The Ev of folding by definition is 0, so the times when P2 checks, faces a bet and folds, his EV is 0. Plugging it in the equations doesn't change anything.

His EV of calling is negative though, but his EV of checking makes up for that as long as he doesn't call to much (i.e. more than MDF).

In your/book's exmple we see P1 has +EV when he never bluffs, but by bluffing at the right frequency he gets more EV overall (25% more as you said). Well, this extra 25% is what P1 is giving up by not bluffing. P2's EV is that, but it shows $16.67 because he gives up part of it by sometimes paying P1's value bets sijce P2 still calls at GTO/NE.

That is the EV of the spot/actions. The EV of the game would still be negative when you account for the $50 he's put into the pot. But that is different since the pot doesn't belong to him. Even then though, his negative EV now would be better than his negative EV when P1 is playing GTO/NE (bluffing at a frequency).

Sounds confusing and counter intuitive but I believe the math is right. I would love to be corrected if that's not the case though.

Oops, I made a mistake. I assumed P2's MDF was 2/3 or 66%. But this is for when he faces a half-pot bet. Vs a bigger, pot sized bet, P2's MDF is 1/2 or 50%. So fixing that:

P2_Ev = KK_Ev = (KK_Ev vs check) + (KK_Ev vs bet)
P2_Ev = (100% * 50% * 100) + (50% * 50% * -100)
P2_Ev = 50 - 25
P2_Ev = $25

In your/book's exmple (your first comment) we see P1 has +EV when he never bluffs, but by bluffing at the right frequency he gets more EV overall (25% more as you said).

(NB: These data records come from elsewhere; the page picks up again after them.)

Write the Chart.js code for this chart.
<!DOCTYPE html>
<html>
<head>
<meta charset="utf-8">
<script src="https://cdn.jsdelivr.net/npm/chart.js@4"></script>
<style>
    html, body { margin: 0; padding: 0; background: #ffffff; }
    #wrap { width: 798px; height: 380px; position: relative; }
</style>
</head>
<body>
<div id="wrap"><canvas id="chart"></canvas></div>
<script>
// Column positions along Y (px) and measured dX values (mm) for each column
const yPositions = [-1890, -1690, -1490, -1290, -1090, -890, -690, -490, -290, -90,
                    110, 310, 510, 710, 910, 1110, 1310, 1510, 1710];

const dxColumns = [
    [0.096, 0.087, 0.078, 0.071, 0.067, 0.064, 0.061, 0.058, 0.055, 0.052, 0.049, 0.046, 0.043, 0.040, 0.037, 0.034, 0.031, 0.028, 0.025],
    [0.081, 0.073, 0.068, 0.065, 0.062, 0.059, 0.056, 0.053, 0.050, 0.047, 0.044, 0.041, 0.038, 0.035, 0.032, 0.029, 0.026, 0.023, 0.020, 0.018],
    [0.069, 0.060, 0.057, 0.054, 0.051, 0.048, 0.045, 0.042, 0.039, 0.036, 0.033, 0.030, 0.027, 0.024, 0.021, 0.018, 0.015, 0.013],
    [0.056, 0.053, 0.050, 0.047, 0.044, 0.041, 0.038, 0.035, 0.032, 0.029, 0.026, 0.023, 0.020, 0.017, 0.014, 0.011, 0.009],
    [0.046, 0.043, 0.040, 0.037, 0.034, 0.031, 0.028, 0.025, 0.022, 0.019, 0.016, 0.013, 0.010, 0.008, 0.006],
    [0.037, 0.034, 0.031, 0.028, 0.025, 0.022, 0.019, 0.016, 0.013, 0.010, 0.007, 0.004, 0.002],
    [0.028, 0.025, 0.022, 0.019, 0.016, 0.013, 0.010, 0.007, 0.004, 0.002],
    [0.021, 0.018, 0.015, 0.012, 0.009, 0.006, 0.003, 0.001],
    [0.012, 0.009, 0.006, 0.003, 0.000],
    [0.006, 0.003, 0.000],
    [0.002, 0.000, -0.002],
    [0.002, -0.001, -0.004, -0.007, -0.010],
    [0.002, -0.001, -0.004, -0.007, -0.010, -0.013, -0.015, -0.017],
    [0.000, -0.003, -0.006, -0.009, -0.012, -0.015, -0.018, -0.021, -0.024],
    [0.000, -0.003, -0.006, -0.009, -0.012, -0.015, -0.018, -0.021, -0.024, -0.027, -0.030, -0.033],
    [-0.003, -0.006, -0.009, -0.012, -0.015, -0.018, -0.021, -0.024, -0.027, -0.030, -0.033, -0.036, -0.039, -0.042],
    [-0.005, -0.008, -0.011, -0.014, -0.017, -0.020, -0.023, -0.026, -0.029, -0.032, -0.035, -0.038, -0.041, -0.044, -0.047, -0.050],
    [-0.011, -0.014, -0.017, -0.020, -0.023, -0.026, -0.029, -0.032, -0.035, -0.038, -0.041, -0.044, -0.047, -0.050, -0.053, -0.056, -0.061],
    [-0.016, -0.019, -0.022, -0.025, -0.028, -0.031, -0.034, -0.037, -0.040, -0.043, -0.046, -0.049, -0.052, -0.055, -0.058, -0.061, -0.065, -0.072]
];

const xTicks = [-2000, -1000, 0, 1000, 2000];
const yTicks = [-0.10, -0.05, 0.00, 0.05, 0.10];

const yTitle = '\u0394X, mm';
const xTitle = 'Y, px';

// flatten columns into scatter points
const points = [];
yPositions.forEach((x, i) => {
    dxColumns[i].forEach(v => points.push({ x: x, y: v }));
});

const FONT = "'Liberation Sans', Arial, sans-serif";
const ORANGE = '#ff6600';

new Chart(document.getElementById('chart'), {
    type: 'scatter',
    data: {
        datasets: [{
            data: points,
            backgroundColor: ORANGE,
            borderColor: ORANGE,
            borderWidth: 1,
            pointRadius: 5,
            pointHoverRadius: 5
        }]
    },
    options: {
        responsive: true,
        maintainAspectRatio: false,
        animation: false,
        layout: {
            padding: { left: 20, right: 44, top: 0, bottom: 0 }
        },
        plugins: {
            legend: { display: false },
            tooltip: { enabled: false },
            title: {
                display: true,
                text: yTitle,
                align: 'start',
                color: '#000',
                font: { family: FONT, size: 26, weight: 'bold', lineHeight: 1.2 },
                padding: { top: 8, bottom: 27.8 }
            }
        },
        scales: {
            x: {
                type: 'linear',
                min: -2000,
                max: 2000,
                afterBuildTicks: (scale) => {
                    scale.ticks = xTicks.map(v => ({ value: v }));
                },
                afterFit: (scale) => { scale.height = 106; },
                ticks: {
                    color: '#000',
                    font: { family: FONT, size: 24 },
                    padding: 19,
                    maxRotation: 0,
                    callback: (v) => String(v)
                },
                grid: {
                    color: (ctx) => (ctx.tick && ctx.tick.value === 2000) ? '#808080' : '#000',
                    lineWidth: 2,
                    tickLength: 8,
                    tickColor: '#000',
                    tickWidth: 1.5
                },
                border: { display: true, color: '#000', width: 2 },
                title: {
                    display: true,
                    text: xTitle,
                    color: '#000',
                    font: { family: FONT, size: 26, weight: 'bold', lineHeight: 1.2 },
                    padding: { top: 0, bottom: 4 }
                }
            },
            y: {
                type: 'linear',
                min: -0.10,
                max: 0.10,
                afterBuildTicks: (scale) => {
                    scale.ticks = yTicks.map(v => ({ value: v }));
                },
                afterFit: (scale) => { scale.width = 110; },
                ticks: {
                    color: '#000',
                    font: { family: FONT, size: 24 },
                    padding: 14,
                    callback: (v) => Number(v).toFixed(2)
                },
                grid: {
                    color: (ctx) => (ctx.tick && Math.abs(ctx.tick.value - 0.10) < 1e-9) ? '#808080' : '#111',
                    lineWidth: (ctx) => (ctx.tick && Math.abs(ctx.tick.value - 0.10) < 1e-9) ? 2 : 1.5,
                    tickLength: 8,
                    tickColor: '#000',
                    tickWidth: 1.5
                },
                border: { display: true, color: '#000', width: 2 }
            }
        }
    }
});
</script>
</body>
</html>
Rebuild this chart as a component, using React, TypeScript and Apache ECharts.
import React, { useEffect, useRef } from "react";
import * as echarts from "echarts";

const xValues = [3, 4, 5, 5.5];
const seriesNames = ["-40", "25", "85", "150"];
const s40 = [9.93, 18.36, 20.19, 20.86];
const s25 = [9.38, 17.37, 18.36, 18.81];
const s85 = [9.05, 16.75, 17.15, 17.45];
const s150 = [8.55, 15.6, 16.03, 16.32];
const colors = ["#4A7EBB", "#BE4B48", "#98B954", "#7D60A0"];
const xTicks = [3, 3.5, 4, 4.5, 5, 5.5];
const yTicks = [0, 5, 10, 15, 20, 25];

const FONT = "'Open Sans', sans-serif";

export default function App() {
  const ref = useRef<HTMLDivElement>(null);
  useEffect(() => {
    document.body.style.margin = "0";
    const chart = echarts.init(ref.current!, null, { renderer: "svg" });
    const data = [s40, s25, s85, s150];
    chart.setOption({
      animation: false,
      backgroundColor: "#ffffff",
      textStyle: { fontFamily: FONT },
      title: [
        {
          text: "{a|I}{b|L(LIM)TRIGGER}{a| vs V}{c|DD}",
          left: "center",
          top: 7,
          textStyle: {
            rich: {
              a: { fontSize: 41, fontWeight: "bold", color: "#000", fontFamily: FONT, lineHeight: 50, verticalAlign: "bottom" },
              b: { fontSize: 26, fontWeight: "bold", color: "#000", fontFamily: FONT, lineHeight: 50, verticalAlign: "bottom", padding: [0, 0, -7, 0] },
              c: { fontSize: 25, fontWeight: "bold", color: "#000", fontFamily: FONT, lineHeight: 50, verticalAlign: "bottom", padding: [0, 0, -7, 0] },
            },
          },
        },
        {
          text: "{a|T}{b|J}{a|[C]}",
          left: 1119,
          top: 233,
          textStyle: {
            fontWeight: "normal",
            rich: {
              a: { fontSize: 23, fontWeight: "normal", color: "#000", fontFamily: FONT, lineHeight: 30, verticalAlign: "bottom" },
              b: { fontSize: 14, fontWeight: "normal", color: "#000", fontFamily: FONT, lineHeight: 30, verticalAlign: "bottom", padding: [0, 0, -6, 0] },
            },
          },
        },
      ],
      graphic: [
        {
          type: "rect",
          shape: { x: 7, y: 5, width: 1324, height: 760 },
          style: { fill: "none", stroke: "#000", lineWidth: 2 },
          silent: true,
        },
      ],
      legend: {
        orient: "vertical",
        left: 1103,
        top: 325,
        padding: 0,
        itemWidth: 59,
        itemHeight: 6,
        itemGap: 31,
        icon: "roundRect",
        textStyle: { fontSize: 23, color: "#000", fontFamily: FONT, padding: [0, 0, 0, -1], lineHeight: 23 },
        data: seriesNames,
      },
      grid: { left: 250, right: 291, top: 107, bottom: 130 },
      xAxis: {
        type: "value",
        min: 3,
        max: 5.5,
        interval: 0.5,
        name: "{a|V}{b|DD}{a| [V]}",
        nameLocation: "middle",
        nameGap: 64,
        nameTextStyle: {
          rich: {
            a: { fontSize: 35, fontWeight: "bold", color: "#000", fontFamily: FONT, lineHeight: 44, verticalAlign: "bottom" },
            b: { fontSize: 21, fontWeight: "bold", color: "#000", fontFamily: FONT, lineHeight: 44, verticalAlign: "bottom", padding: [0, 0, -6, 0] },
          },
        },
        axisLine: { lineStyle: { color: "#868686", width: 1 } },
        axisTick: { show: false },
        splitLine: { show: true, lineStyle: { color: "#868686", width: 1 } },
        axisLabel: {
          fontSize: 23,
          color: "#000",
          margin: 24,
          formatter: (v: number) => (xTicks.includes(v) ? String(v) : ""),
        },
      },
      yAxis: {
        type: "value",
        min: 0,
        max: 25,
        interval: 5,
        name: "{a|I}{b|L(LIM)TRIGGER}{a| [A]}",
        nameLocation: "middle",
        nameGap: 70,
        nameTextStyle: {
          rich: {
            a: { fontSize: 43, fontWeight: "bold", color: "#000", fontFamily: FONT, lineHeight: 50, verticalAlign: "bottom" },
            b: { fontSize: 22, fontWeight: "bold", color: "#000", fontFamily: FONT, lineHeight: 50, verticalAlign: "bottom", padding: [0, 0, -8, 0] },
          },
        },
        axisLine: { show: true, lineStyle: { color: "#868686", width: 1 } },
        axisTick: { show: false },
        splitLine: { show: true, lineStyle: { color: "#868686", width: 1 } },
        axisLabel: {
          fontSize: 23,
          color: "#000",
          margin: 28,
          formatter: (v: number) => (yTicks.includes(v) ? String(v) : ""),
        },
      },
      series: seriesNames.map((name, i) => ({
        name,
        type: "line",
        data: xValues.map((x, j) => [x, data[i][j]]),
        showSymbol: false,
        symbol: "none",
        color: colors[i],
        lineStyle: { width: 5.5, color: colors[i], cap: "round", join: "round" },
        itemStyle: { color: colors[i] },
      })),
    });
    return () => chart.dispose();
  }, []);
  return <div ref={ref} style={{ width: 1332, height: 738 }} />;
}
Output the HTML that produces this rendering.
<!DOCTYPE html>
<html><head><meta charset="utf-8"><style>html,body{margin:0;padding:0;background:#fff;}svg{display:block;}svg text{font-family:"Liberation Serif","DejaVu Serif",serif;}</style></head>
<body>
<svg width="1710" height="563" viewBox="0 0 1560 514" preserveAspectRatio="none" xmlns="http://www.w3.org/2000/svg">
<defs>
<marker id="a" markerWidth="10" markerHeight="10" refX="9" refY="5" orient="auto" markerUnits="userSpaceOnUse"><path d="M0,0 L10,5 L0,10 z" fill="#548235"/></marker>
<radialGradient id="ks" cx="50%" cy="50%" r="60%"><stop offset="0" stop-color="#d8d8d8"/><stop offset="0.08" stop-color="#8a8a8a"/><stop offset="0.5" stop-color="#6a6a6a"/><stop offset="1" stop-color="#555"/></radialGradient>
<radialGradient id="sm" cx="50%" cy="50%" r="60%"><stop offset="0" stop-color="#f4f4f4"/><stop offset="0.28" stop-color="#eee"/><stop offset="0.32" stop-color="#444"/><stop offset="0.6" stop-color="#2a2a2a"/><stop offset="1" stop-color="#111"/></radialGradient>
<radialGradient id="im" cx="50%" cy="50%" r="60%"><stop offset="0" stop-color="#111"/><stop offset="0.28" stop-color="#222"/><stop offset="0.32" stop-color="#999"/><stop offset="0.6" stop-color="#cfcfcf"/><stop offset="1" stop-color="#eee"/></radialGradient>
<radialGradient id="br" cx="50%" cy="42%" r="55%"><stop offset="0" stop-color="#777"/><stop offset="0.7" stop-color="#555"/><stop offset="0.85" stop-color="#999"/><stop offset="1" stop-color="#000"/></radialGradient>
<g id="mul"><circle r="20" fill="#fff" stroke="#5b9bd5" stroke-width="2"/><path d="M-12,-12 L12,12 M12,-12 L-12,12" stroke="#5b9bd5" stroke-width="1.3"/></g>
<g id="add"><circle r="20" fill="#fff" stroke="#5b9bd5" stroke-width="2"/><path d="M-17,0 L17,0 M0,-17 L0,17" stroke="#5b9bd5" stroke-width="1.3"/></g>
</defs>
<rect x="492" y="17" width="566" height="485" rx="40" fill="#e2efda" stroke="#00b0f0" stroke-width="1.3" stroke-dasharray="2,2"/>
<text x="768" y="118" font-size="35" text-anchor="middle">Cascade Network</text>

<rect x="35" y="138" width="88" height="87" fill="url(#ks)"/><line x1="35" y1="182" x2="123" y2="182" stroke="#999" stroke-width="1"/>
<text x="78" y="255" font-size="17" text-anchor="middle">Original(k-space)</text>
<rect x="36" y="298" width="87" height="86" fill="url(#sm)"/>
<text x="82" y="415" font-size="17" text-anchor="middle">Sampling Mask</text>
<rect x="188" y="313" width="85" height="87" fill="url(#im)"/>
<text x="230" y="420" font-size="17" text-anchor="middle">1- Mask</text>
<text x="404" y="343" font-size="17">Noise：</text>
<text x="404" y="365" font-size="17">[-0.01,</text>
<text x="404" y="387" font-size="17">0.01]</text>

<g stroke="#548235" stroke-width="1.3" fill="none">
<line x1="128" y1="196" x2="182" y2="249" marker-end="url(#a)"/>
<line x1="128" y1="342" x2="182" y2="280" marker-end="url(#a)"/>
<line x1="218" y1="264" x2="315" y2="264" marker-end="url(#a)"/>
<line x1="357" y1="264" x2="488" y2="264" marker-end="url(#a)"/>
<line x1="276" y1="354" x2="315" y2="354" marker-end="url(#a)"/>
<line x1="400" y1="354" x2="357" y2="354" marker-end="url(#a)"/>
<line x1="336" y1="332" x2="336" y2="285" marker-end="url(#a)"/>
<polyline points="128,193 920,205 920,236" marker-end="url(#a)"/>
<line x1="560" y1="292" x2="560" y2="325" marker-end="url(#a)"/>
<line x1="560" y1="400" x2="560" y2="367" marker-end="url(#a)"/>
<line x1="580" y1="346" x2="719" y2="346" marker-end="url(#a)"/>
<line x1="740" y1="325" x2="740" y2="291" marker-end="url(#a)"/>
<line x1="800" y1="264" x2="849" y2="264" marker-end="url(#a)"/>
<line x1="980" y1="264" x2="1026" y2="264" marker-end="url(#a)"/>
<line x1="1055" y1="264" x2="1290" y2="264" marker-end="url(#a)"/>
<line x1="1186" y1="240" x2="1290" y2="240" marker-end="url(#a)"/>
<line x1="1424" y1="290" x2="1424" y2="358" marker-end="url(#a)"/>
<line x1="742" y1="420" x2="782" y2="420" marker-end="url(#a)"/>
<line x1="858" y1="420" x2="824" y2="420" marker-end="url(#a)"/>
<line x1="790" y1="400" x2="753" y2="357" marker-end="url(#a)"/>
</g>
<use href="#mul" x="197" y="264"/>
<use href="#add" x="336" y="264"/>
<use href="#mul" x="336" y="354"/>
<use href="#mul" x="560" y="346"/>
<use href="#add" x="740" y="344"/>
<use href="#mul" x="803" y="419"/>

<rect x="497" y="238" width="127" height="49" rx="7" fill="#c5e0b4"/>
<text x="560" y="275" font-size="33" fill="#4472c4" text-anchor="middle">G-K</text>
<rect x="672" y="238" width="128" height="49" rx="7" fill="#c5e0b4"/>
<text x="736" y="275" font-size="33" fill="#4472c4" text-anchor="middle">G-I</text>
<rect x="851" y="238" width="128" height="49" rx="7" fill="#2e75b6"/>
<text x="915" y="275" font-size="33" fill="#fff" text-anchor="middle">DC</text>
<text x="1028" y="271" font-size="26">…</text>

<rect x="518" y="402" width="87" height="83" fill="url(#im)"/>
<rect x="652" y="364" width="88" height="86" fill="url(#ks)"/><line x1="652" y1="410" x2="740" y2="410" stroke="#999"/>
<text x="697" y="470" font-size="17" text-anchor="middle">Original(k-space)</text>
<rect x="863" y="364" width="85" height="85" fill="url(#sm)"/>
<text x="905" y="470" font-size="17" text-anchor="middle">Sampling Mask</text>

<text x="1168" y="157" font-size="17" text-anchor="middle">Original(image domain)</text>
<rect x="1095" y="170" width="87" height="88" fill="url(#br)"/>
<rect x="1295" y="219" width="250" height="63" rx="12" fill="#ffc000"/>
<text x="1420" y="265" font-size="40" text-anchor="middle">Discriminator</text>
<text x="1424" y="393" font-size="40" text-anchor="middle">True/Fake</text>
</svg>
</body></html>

Well, this extra 25% is precisely what P1 is giving up by not bluffing.

The short answer is that mixing mistakes don't lose against a fixed GTO strategy, but they do make you exploitable.

Check out this thread for clarity: https://forumserver.twoplustwo.com/1...23/?highlight=

Interesting thread.

1) Versus GTO, mistakes with mixed strategies don't lose.
2) The reason is because if an action line is mixed, there is indifference about which branch to take. Both options have the same ev.
3) However, making mistakes vs GTO does lose indeed.
4) But the point is where it loses.
5) It doesn't lose vs fixed GTO if an action (strategy) is mixed/indifferent.
6) It loses vs fixed GTO if an action (strategy) is pure (it's not indifferent - there is a preference).

In the AKQ toygame, when K player checks and faces a bet vs a fixed GTO player with a balanced polarized range, the K player can't make a mistake because his strategy at GTO is mixed between calling and folding, so he is indifferent.

However, that same player can make a mistake when deciding whether to check or bet the K. He is NOT indifferent, his strat is not mixed: he must purely check every time, and if he bets he will make a mistake.

Overall:

1) Where the strategy is mixed, you don't lose vs GTO if you deviate (frequency-wise), but you can be exploited.
2) Where the strategy is pure, you lose vs GTO if you deviate, and you can lose even more vs a non-GTO exploitative strategy.

Bottom line: GTO does profit from mistakes, but those mistakes are not the ones made at indifference points. Instead they are the ones made at points where there's a preference.

Yeah spot on, so with regards to fixed GTO strategies you've got to draw a clear line in the sand between pure and mixing mistakes.

It's also important to recognize that mixing mistakes can be exploited by an opponent that adapts to punish mistakes. GTO solvers are actually exploitative algorithms - if you lock in some mixing mistakes by one player the other will automatically adjust to exploit it.